• [Dataset content]
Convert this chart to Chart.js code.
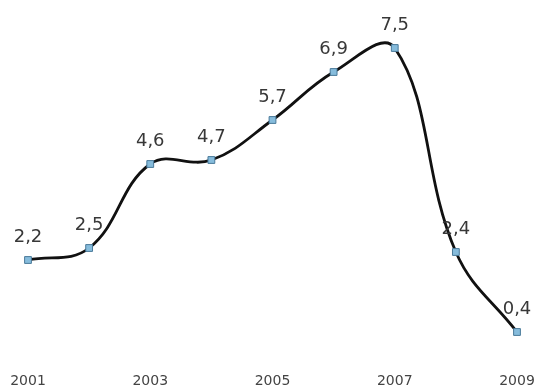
<!DOCTYPE html>
<html lang="en">
<head>
    <meta charset="UTF-8">
    <title>Growth 2001-2009</title>
    <script src="https://cdn.jsdelivr.net/npm/chart.js"></script>
    <style>
        body {
            margin: 0;
            padding: 0;
            background: #ffffff;
        }

        #chart-box {
            width: 537px;
            height: 389px;
        }
    </style>
</head>
<body>

<div id="chart-box">
    <canvas id="myChart"></canvas>
</div>

<script>
    const years = ["2001", "2002", "2003", "2004", "2005", "2006", "2007", "2008", "2009"];
    const values = [2.2, 2.5, 4.6, 4.7, 5.7, 6.9, 7.5, 2.4, 0.4];

    // Value labels above each point, with a decimal comma
    const valueLabels = {
        id: "valueLabels",
        afterDatasetsDraw(chart) {
            const ctx = chart.ctx;
            const meta = chart.getDatasetMeta(0);
            ctx.save();
            ctx.font = "18px 'DejaVu Sans', Verdana, sans-serif";
            ctx.fillStyle = "#383838";
            ctx.textAlign = "center";
            ctx.textBaseline = "alphabetic";
            meta.data.forEach((pt, i) => {
                const text = values[i].toFixed(1).replace(".", ",");
                ctx.fillText(text, pt.x, pt.y - 18);
            });
            ctx.restore();
        }
    };

    const ctx = document.getElementById("myChart").getContext("2d");

    new Chart(ctx, {
        type: "line",
        data: {
            labels: years,
            datasets: [{
                data: values,
                borderColor: "#111111",
                borderWidth: 2.8,
                tension: 0.4,
                fill: false,
                pointStyle: "rect",
                pointRadius: 4.8,
                pointBackgroundColor: "#86bcdc",
                pointBorderColor: "#4a7a9a",
                pointBorderWidth: 1
            }]
        },
        options: {
            responsive: true,
            maintainAspectRatio: false,
            animation: false,
            layout: {
                padding: { left: 28, right: 20, top: 28, bottom: 0 }
            },
            plugins: {
                legend: { display: false },
                tooltip: { enabled: false }
            },
            scales: {
                x: {
                    offset: false,
                    grid: { display: false },
                    border: { display: false },
                    ticks: {
                        autoSkip: false,
                        maxRotation: 0,
                        color: "#444444",
                        padding: 17,
                        font: { family: "'DejaVu Sans', Verdana, sans-serif", size: 14 },
                        callback: function (val, index) {
                            return index % 2 === 0 ? years[index] : "";
                        }
                    },
                    // fixed axis band so the plot area spans the full width
                    afterFit: function (scale) {
                        scale.height = 41;
                        scale.paddingLeft = 0;
                        scale.paddingRight = 0;
                    }
                },
                y: {
                    display: false,
                    min: 0,
                    max: 8
                }
            }
        },
        plugins: [valueLabels]
    });
</script>

</body>
</html>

• [Task statement] Extract, word for word, each line from the top of the data down to and including the line with "7.5, 2.4, 0.4];"; skip the pictures.

• [Task output]
Convert this chart to Chart.js code.
<!DOCTYPE html>
<html lang="en">
<head>
    <meta charset="UTF-8">
    <title>Growth 2001-2009</title>
    <script src="https://cdn.jsdelivr.net/npm/chart.js"></script>
    <style>
        body {
            margin: 0;
            padding: 0;
            background: #ffffff;
        }

        #chart-box {
            width: 537px;
            height: 389px;
        }
    </style>
</head>
<body>

<div id="chart-box">
    <canvas id="myChart"></canvas>
</div>

<script>
    const years = ["2001", "2002", "2003", "2004", "2005", "2006", "2007", "2008", "2009"];
    const values = [2.2, 2.5, 4.6, 4.7, 5.7, 6.9, 7.5, 2.4, 0.4];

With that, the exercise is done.